Gleichzeitig dürfte es dem Handel helfen, würde er sich ein Beispiel an der Bankenwelt nehmen, die in den letzten Jahren eine wichtige Lektion gelernt hat: Bestimmte Services, beispielsweise im logistischen Kontext, muss man nicht selbst anbieten, sondern kann sie durchaus auch von Profis, die darauf spezialisiert sind, (unter dem eigenen Label freilich) einkaufen. Wenn der Kunde nämlich das Einkaufserlebnis so bekommt, wie er es im Online-only-Commerce eben nicht so einfach findet, dann hat der Handel in den Städten auch eine Zukunft. Ein Anbieter für Unterhaltungselektronik, der Premium-Produkte auch mal vorführt; ein Fachhändler, der wirkliches Know-how in der Nutzung an seine Kunden weitergibt; ein Musikhaus, das Instrumente von einem Vorbild der Branche vorführen lässt – all das sind Dinge, die der reine Onlinehandel nicht bieten kann und will.
All das kostet Geld – viel Geld, das sich dann aber auch wieder in Umsätzen und Umsatzsteuer niederschlägt. Doch statt damit ein Me-too-Produkt zu unterstützen, das das Rennen mit dem Onlinehandel nicht gewinnen kann, sollte sich die Bundesregierung ihrer Verantwortung und der Handel seiner Stärken besinnen – und mit einem klugen Mashup das Beste aus der alten und der neuen Welt kombinieren.
Darlehen von „einer halben Million Euro“?
Schön wärs, ne halbe Milliarde passt erstmal besser.
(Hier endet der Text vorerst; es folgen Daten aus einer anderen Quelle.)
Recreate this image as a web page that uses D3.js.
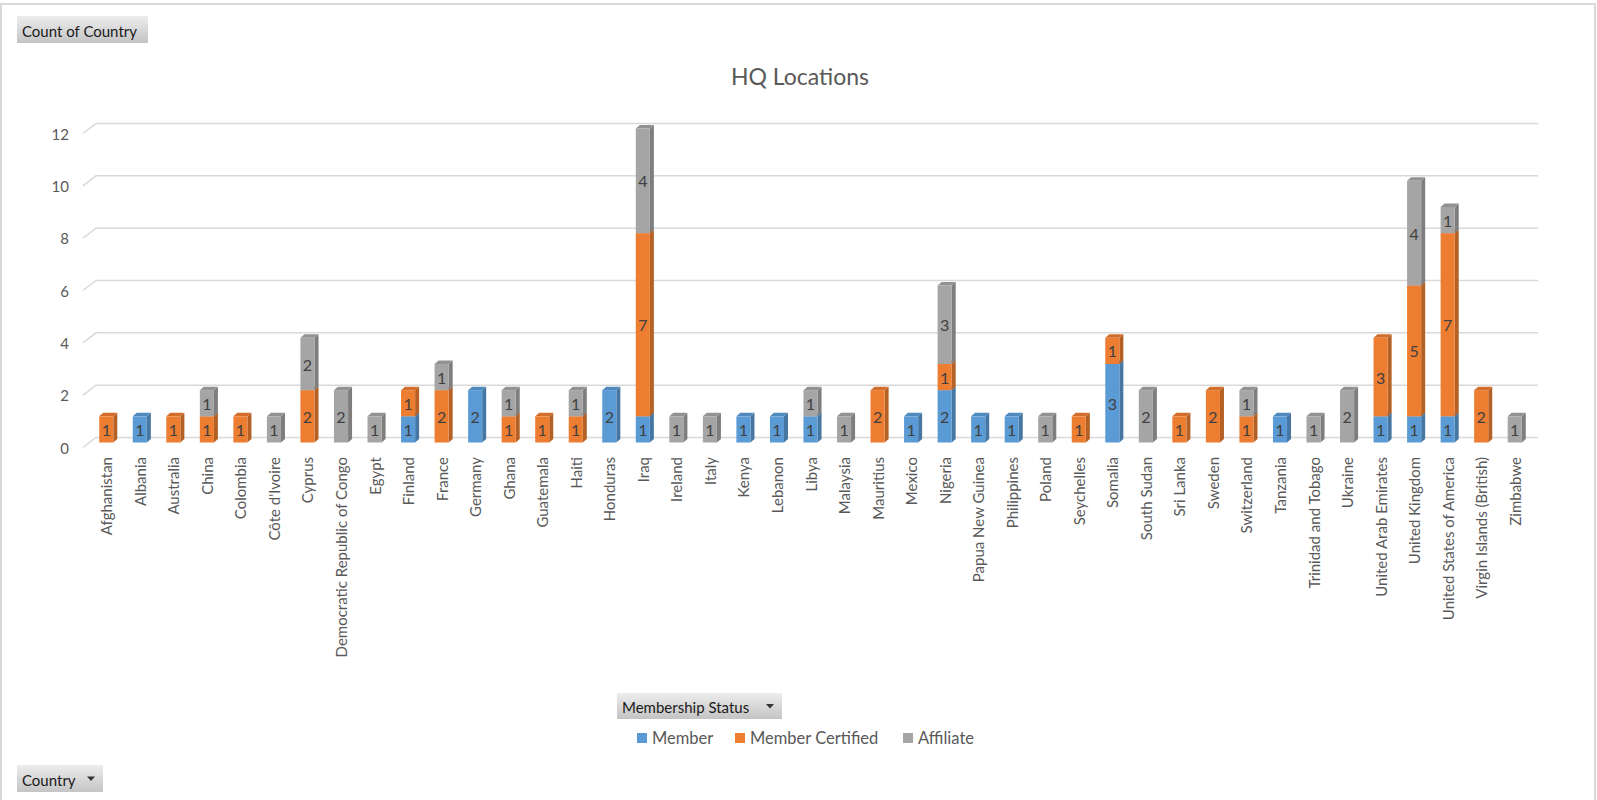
<!DOCTYPE html>
<html>
<head>
<meta charset="utf-8">
<script src="https://cdn.jsdelivr.net/npm/d3@7"></script>
<style>
  html, body { margin: 0; padding: 0; background: #fff; }
  svg { display: block; font-family: Lato, "Open Sans", sans-serif; }
</style>
</head>
<body>
<svg id="chart" width="1597" height="800"></svg>
<script>
/*global d3*/

var countries = ["Afghanistan", "Albania", "Australia", "China", "Colombia", "Côte d'Ivoire",
  "Cyprus", "Democratic Republic of Congo", "Egypt", "Finland", "France", "Germany", "Ghana",
  "Guatemala", "Haiti", "Honduras", "Iraq", "Ireland", "Italy", "Kenya", "Lebanon", "Libya",
  "Malaysia", "Mauritius", "Mexico", "Nigeria", "Papua New Guinea", "Philippines", "Poland",
  "Seychelles", "Somalia", "South Sudan", "Sri Lanka", "Sweden", "Switzerland", "Tanzania",
  "Trinidad and Tobago", "Ukraine", "United Arab Emirates", "United Kingdom",
  "United States of America", "Virgin Islands (British)", "Zimbabwe"];

var member          = [0,1,0,0,0,0,0,0,0,1,0,2,0,0,0,2,1,0,0,1,1,1,0,0,1,2,1,1,0,0,3,0,0,0,0,1,0,0,1,1,1,0,0];
var memberCertified = [1,0,1,1,1,0,2,0,0,1,2,0,1,1,1,0,7,0,0,0,0,0,0,2,0,1,0,0,0,1,1,0,1,2,1,0,0,0,3,5,7,2,0];
var affiliate       = [0,0,0,1,0,1,2,2,1,0,1,0,1,0,1,0,4,1,1,0,0,1,1,0,0,3,0,0,1,0,0,2,0,0,1,0,1,2,0,4,1,0,1];

var seriesNames = ["Member", "Member Certified", "Affiliate"];
var seriesColors = ["#5B9BD5", "#ED7D31", "#A5A5A5"];
var yTicks = [0, 2, 4, 6, 8, 10, 12];

var svg = d3.select("#chart");

// outer chart border
svg.append("rect")
    .attr("x", 1).attr("y", 4).attr("width", 1594).attr("height", 820)
    .attr("fill", "none").attr("stroke", "#D9D9D9").attr("stroke-width", 2);

// 3d geometry: back wall, bars sit half way into the floor depth
var depth = {dx: 13, dy: -10};
var back = {x0: 96, x1: 1538};
var y = d3.scaleLinear().domain([0, 12]).range([437.5, 123.5]);   // back wall
var x = d3.scaleBand().domain(countries).range([back.x0, back.x1]);
var barOff = {dx: -depth.dx / 2, dy: -depth.dy / 2};
var barW = x.bandwidth() * 0.42;
var face = {dx: 4, dy: -3.5};

// gridlines (back wall + short floor/side diagonal)
var grid = svg.append("g").attr("class", "grid");
yTicks.forEach(function (t) {
  grid.append("path")
      .attr("d", "M" + (back.x0 - depth.dx) + "," + (y(t) - depth.dy) +
                 "L" + back.x0 + "," + y(t) + "H" + back.x1)
      .attr("fill", "none").attr("stroke", "#D9D9D9").attr("stroke-width", 1.5);
});

// y axis labels on the front plane
svg.append("g").selectAll("text")
  .data(yTicks)
  .join("text")
    .attr("x", 69)
    .attr("y", function (d) { return y(d) - depth.dy; })
    .attr("text-anchor", "end")
    .attr("dominant-baseline", "central")
    .attr("font-size", 15)
    .attr("fill", "#595959")
    .text(function (d) { return d; });

// stacked series
var rows = countries.map(function (c, i) {
  return {country: c, Member: member[i], "Member Certified": memberCertified[i], Affiliate: affiliate[i]};
});
var stacked = d3.stack().keys(seriesNames)(rows);

var segs = [];
countries.forEach(function (c, i) {
  stacked.forEach(function (s, k) {
    var v = s[i];
    if (v[1] - v[0] > 0) {
      segs.push({country: c, k: k, y0: v[0], y1: v[1], value: v[1] - v[0]});
    }
  });
});

var bars = svg.append("g").attr("class", "bars");
segs.forEach(function (d) {
  var cx = x(d.country) + x.bandwidth() / 2 + barOff.dx;
  var left = cx - barW / 2, right = cx + barW / 2;
  var top = y(d.y1) + barOff.dy, bottom = y(d.y0) + barOff.dy;
  var col = d3.color(seriesColors[d.k]);
  var g = bars.append("g");
  // side face
  g.append("path")
      .attr("d", "M" + right + "," + bottom + "L" + (right + face.dx) + "," + (bottom + face.dy) +
                 "L" + (right + face.dx) + "," + (top + face.dy) + "L" + right + "," + top + "Z")
      .attr("fill", col.darker(0.75));
  // top face
  g.append("path")
      .attr("d", "M" + left + "," + top + "L" + (left + face.dx) + "," + (top + face.dy) +
                 "L" + (right + face.dx) + "," + (top + face.dy) + "L" + right + "," + top + "Z")
      .attr("fill", col.darker(0.35));
  // front face
  g.append("rect")
      .attr("x", left).attr("y", top)
      .attr("width", barW).attr("height", bottom - top)
      .attr("fill", col);
  // data label
  g.append("text")
      .attr("x", cx)
      .attr("y", (top + bottom) / 2)
      .attr("text-anchor", "middle")
      .attr("dominant-baseline", "central")
      .attr("font-size", 16)
      .attr("fill", "#404040")
      .text(d.value);
});

// category labels
svg.append("g").selectAll("text")
  .data(countries)
  .join("text")
    .attr("transform", function (d) {
      return "translate(" + (x(d) + x.bandwidth() / 2 + barOff.dx) + ",457) rotate(-90)";
    })
    .attr("text-anchor", "end")
    .attr("dominant-baseline", "central")
    .attr("font-size", 15)
    .attr("fill", "#595959")
    .text(function (d) { return d; });

// title
svg.append("text")
    .attr("x", 800).attr("y", 76)
    .attr("text-anchor", "middle")
    .attr("dominant-baseline", "central")
    .attr("font-size", 23)
    .attr("fill", "#595959")
    .text("HQ Locations");

// pivot field buttons
var defs = svg.append("defs");
var grad = defs.append("linearGradient").attr("id", "btn").attr("x1", 0).attr("y1", 0).attr("x2", 0).attr("y2", 1);
grad.append("stop").attr("offset", "0%").attr("stop-color", "#EDEDED");
grad.append("stop").attr("offset", "100%").attr("stop-color", "#C4C4C4");

function button(bx, by, bw, bh, label, arrow) {
  var g = svg.append("g");
  g.append("rect").attr("x", bx).attr("y", by).attr("width", bw).attr("height", bh)
      .attr("fill", "url(#btn)");
  g.append("text").attr("x", bx + 5).attr("y", by + bh / 2 + 1)
      .attr("dominant-baseline", "central")
      .attr("font-size", 15).attr("fill", "#1a1a1a")
      .text(label);
  if (arrow) {
    var ax = bx + bw - 12, ay = by + bh / 2;
    g.append("path").attr("d", "M" + (ax - 4) + "," + (ay - 2) + "L" + (ax + 4) + "," + (ay - 2) + "L" + ax + "," + (ay + 2.5) + "Z")
        .attr("fill", "#333");
  }
}
button(17, 16, 131, 27, "Count of Country", false);
button(617, 693, 165, 26, "Membership Status", true);
button(17, 765, 86, 27, "Country", true);

// legend
var legendX = [637, 735, 903];
var legend = svg.append("g").selectAll("g")
  .data(seriesNames)
  .join("g")
    .attr("transform", function (d, i) { return "translate(" + legendX[i] + ",733)"; });
legend.append("rect").attr("width", 10).attr("height", 10)
    .attr("fill", function (d, i) { return seriesColors[i]; });
legend.append("text").attr("x", 15).attr("y", 5)
    .attr("dominant-baseline", "central")
    .attr("font-size", 16.5).attr("fill", "#595959")
    .text(function (d) { return d; });
</script>
</body>
</html>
Mal schauen wie es weitergeht.
Vollkommen korrekt – danke für den Hinweis. Es handelt sich natürlich um eine halbe Milliarde Euro… wurde angepasst.
Trotzdem finde ich die Sichtweise, oder Herangehensweise an das Thema sehr gut. So etwas wünsche ich mir für die Innenstädte und „Großkaufhäuser“.